• WHAT IS ASKED: Starting at the first line of the listing below, repeat each line exactly until the line containing "10.7, 13.7, 18.1, 24.6, 34.6, 47.6, 63.1, 80.6, 100.6]", which you include. Leave out pictures.
▼
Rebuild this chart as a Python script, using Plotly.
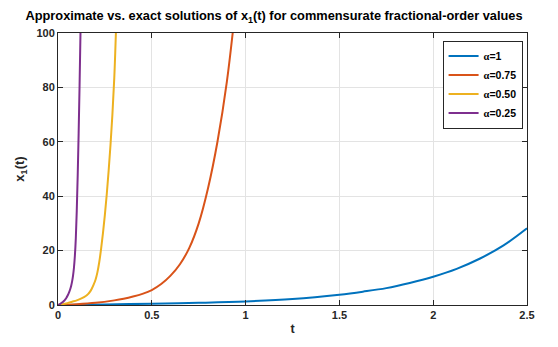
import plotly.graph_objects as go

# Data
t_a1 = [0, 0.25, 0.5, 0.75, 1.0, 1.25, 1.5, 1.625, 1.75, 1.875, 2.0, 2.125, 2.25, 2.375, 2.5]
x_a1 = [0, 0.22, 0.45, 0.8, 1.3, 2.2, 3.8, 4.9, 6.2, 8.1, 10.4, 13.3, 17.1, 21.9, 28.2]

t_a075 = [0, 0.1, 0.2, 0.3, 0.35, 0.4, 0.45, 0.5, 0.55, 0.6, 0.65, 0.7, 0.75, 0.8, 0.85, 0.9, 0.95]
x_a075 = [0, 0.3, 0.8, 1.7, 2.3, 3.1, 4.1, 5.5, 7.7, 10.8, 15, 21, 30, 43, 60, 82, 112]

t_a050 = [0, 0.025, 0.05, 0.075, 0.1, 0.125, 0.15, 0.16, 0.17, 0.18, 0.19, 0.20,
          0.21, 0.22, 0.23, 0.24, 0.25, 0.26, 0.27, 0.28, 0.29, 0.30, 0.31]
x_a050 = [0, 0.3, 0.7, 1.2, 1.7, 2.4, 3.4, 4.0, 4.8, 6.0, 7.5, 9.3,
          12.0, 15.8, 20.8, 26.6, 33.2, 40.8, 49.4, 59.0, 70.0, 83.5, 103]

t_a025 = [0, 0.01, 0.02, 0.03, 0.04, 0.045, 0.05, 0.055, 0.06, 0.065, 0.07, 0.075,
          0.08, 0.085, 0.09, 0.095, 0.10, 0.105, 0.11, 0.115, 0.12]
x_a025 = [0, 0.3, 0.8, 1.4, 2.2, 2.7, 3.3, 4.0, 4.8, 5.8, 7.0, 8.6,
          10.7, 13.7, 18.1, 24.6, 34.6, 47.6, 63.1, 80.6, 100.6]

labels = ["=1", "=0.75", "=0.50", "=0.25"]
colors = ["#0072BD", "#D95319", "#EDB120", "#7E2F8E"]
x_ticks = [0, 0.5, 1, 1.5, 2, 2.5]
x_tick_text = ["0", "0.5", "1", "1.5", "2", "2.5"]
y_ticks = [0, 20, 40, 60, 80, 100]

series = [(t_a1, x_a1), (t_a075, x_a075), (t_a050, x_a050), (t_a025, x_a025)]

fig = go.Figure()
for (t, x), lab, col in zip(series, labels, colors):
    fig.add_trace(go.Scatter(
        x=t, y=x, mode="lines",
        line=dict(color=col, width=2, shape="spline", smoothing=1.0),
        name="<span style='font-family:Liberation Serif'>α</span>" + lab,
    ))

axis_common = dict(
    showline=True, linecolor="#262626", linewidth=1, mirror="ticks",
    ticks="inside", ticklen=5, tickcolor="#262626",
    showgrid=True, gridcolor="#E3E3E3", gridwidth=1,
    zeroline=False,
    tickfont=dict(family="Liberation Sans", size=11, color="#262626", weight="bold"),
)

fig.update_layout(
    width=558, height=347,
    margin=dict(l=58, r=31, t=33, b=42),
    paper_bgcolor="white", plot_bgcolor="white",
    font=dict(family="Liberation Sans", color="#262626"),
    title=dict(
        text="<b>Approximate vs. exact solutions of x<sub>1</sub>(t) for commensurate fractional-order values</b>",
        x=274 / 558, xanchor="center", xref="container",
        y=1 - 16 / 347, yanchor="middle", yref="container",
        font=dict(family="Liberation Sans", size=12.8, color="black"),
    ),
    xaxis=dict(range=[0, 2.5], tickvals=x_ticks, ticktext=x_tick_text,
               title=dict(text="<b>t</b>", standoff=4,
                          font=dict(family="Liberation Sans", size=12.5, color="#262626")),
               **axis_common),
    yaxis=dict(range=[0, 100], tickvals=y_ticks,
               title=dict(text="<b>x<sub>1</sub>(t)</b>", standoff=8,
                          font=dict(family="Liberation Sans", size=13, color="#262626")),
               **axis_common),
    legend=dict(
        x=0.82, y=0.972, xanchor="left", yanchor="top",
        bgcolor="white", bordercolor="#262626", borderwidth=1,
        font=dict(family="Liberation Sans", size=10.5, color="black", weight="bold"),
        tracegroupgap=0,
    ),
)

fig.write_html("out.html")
▲
• SOLVED EXERCISE:
Rebuild this chart as a Python script, using Plotly.
import plotly.graph_objects as go

# Data
t_a1 = [0, 0.25, 0.5, 0.75, 1.0, 1.25, 1.5, 1.625, 1.75, 1.875, 2.0, 2.125, 2.25, 2.375, 2.5]
x_a1 = [0, 0.22, 0.45, 0.8, 1.3, 2.2, 3.8, 4.9, 6.2, 8.1, 10.4, 13.3, 17.1, 21.9, 28.2]

t_a075 = [0, 0.1, 0.2, 0.3, 0.35, 0.4, 0.45, 0.5, 0.55, 0.6, 0.65, 0.7, 0.75, 0.8, 0.85, 0.9, 0.95]
x_a075 = [0, 0.3, 0.8, 1.7, 2.3, 3.1, 4.1, 5.5, 7.7, 10.8, 15, 21, 30, 43, 60, 82, 112]

t_a050 = [0, 0.025, 0.05, 0.075, 0.1, 0.125, 0.15, 0.16, 0.17, 0.18, 0.19, 0.20,
          0.21, 0.22, 0.23, 0.24, 0.25, 0.26, 0.27, 0.28, 0.29, 0.30, 0.31]
x_a050 = [0, 0.3, 0.7, 1.2, 1.7, 2.4, 3.4, 4.0, 4.8, 6.0, 7.5, 9.3,
          12.0, 15.8, 20.8, 26.6, 33.2, 40.8, 49.4, 59.0, 70.0, 83.5, 103]

t_a025 = [0, 0.01, 0.02, 0.03, 0.04, 0.045, 0.05, 0.055, 0.06, 0.065, 0.07, 0.075,
          0.08, 0.085, 0.09, 0.095, 0.10, 0.105, 0.11, 0.115, 0.12]
x_a025 = [0, 0.3, 0.8, 1.4, 2.2, 2.7, 3.3, 4.0, 4.8, 5.8, 7.0, 8.6,
          10.7, 13.7, 18.1, 24.6, 34.6, 47.6, 63.1, 80.6, 100.6]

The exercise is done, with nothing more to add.